• What you need to do: Give every line of the data again, unchanged, but with no pictures.

• Material:
╔══
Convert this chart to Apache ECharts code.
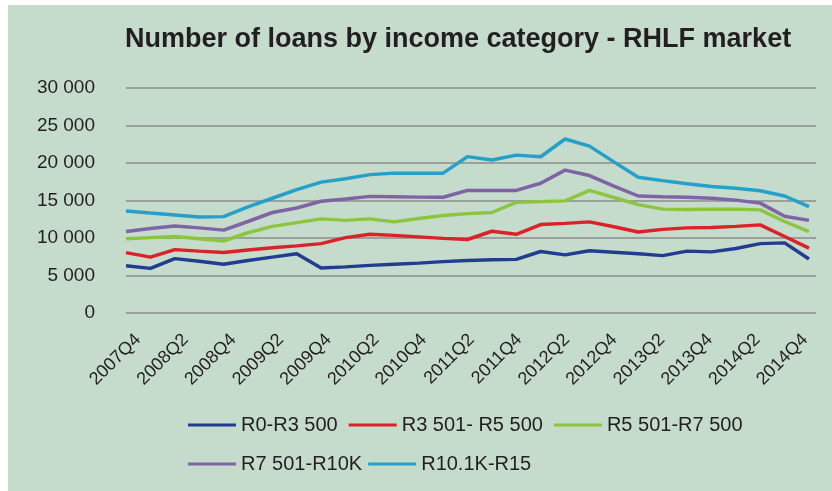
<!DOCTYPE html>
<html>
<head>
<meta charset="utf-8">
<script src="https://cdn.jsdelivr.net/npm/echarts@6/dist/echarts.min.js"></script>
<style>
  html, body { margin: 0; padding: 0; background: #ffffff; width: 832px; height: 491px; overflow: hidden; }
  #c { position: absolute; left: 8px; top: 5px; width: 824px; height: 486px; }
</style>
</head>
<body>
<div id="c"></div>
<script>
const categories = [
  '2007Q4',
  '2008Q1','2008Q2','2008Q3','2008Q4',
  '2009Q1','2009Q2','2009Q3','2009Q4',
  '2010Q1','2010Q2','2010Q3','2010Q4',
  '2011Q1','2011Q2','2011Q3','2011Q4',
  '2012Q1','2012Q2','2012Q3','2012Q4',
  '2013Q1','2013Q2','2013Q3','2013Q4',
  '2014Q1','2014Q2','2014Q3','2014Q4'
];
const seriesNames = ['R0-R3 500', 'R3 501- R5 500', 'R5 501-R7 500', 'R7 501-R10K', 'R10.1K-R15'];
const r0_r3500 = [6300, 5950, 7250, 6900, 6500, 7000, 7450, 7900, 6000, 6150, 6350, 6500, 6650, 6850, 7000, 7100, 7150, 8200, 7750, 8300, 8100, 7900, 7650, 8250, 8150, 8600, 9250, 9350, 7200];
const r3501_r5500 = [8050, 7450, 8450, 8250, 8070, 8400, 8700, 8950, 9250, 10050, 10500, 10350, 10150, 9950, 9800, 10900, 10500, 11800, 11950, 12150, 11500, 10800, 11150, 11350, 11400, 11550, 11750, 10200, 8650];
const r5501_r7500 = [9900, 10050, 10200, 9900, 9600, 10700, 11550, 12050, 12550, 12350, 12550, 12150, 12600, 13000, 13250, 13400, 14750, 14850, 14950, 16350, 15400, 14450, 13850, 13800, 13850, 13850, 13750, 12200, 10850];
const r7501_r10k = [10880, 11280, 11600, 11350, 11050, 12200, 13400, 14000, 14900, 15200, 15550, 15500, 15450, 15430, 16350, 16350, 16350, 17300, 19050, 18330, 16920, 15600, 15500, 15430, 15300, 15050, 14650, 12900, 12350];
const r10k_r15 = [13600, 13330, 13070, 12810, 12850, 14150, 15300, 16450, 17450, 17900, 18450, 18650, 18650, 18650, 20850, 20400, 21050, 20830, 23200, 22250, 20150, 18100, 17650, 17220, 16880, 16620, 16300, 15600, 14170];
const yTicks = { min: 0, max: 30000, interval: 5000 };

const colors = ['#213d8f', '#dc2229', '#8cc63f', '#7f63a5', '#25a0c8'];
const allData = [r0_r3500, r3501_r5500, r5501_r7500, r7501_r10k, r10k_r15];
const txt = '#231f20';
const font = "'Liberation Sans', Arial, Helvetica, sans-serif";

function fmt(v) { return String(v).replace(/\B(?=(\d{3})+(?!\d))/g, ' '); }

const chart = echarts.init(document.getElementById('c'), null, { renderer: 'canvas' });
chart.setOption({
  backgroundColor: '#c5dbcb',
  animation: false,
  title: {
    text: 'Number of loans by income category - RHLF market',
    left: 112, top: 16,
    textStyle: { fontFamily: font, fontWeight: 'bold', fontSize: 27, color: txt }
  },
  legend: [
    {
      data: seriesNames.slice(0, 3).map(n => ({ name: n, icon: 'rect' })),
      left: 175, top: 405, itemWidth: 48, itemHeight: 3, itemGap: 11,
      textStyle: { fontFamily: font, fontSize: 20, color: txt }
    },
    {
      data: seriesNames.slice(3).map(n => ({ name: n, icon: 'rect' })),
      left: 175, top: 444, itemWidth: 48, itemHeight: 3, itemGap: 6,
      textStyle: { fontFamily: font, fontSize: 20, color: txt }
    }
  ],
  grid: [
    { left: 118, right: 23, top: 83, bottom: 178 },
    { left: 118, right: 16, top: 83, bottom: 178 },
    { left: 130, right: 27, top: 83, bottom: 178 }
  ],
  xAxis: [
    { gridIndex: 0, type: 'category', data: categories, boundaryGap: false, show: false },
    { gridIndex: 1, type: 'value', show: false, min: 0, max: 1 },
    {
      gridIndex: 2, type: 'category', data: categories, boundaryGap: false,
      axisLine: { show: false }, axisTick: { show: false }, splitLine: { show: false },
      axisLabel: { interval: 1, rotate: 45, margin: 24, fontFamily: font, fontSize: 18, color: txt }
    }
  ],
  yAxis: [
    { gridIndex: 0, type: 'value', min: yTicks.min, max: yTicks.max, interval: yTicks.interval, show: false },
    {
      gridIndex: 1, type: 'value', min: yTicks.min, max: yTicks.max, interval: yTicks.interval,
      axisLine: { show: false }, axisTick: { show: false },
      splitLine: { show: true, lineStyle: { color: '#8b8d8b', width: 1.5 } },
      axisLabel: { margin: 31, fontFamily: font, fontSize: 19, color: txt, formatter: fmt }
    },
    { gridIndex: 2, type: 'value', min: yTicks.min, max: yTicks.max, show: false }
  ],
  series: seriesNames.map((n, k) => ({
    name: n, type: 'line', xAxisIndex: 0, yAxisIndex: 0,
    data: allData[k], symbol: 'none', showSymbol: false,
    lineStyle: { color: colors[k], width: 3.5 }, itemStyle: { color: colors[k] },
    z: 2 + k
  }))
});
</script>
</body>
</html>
╚══
• Result for this task:
Convert this chart to Apache ECharts code.
<!DOCTYPE html>
<html>
<head>
<meta charset="utf-8">
<script src="https://cdn.jsdelivr.net/npm/echarts@6/dist/echarts.min.js"></script>
<style>
  html, body { margin: 0; padding: 0; background: #ffffff; width: 832px; height: 491px; overflow: hidden; }
  #c { position: absolute; left: 8px; top: 5px; width: 824px; height: 486px; }
</style>
</head>
<body>
<div id="c"></div>
<script>
const categories = [
  '2007Q4',
  '2008Q1','2008Q2','2008Q3','2008Q4',
  '2009Q1','2009Q2','2009Q3','2009Q4',
  '2010Q1','2010Q2','2010Q3','2010Q4',
  '2011Q1','2011Q2','2011Q3','2011Q4',
  '2012Q1','2012Q2','2012Q3','2012Q4',
  '2013Q1','2013Q2','2013Q3','2013Q4',
  '2014Q1','2014Q2','2014Q3','2014Q4'
];
const seriesNames = ['R0-R3 500', 'R3 501- R5 500', 'R5 501-R7 500', 'R7 501-R10K', 'R10.1K-R15'];
const r0_r3500 = [6300, 5950, 7250, 6900, 6500, 7000, 7450, 7900, 6000, 6150, 6350, 6500, 6650, 6850, 7000, 7100, 7150, 8200, 7750, 8300, 8100, 7900, 7650, 8250, 8150, 8600, 9250, 9350, 7200];
const r3501_r5500 = [8050, 7450, 8450, 8250, 8070, 8400, 8700, 8950, 9250, 10050, 10500, 10350, 10150, 9950, 9800, 10900, 10500, 11800, 11950, 12150, 11500, 10800, 11150, 11350, 11400, 11550, 11750, 10200, 8650];
const r5501_r7500 = [9900, 10050, 10200, 9900, 9600, 10700, 11550, 12050, 12550, 12350, 12550, 12150, 12600, 13000, 13250, 13400, 14750, 14850, 14950, 16350, 15400, 14450, 13850, 13800, 13850, 13850, 13750, 12200, 10850];
const r7501_r10k = [10880, 11280, 11600, 11350, 11050, 12200, 13400, 14000, 14900, 15200, 15550, 15500, 15450, 15430, 16350, 16350, 16350, 17300, 19050, 18330, 16920, 15600, 15500, 15430, 15300, 15050, 14650, 12900, 12350];
const r10k_r15 = [13600, 13330, 13070, 12810, 12850, 14150, 15300, 16450, 17450, 17900, 18450, 18650, 18650, 18650, 20850, 20400, 21050, 20830, 23200, 22250, 20150, 18100, 17650, 17220, 16880, 16620, 16300, 15600, 14170];
const yTicks = { min: 0, max: 30000, interval: 5000 };

const colors = ['#213d8f', '#dc2229', '#8cc63f', '#7f63a5', '#25a0c8'];
const allData = [r0_r3500, r3501_r5500, r5501_r7500, r7501_r10k, r10k_r15];
const txt = '#231f20';
const font = "'Liberation Sans', Arial, Helvetica, sans-serif";

function fmt(v) { return String(v).replace(/\B(?=(\d{3})+(?!\d))/g, ' '); }

const chart = echarts.init(document.getElementById('c'), null, { renderer: 'canvas' });
chart.setOption({
  backgroundColor: '#c5dbcb',
  animation: false,
  title: {
    text: 'Number of loans by income category - RHLF market',
    left: 112, top: 16,
    textStyle: { fontFamily: font, fontWeight: 'bold', fontSize: 27, color: txt }
  },
  legend: [
    {
      data: seriesNames.slice(0, 3).map(n => ({ name: n, icon: 'rect' })),
      left: 175, top: 405, itemWidth: 48, itemHeight: 3, itemGap: 11,
      textStyle: { fontFamily: font, fontSize: 20, color: txt }
    },
    {
      data: seriesNames.slice(3).map(n => ({ name: n, icon: 'rect' })),
      left: 175, top: 444, itemWidth: 48, itemHeight: 3, itemGap: 6,
      textStyle: { fontFamily: font, fontSize: 20, color: txt }
    }
  ],
  grid: [
    { left: 118, right: 23, top: 83, bottom: 178 },
    { left: 118, right: 16, top: 83, bottom: 178 },
    { left: 130, right: 27, top: 83, bottom: 178 }
  ],
  xAxis: [
    { gridIndex: 0, type: 'category', data: categories, boundaryGap: false, show: false },
    { gridIndex: 1, type: 'value', show: false, min: 0, max: 1 },
    {
      gridIndex: 2, type: 'category', data: categories, boundaryGap: false,
      axisLine: { show: false }, axisTick: { show: false }, splitLine: { show: false },
      axisLabel: { interval: 1, rotate: 45, margin: 24, fontFamily: font, fontSize: 18, color: txt }
    }
  ],
  yAxis: [
    { gridIndex: 0, type: 'value', min: yTicks.min, max: yTicks.max, interval: yTicks.interval, show: false },
    {
      gridIndex: 1, type: 'value', min: yTicks.min, max: yTicks.max, interval: yTicks.interval,
      axisLine: { show: false }, axisTick: { show: false },
      splitLine: { show: true, lineStyle: { color: '#8b8d8b', width: 1.5 } },
      axisLabel: { margin: 31, fontFamily: font, fontSize: 19, color: txt, formatter: fmt }
    },
    { gridIndex: 2, type: 'value', min: yTicks.min, max: yTicks.max, show: false }
  ],
  series: seriesNames.map((n, k) => ({
    name: n, type: 'line', xAxisIndex: 0, yAxisIndex: 0,
    data: allData[k], symbol: 'none', showSymbol: false,
    lineStyle: { color: colors[k], width: 3.5 }, itemStyle: { color: colors[k] },
    z: 2 + k
  }))
});
</script>
</body>
</html>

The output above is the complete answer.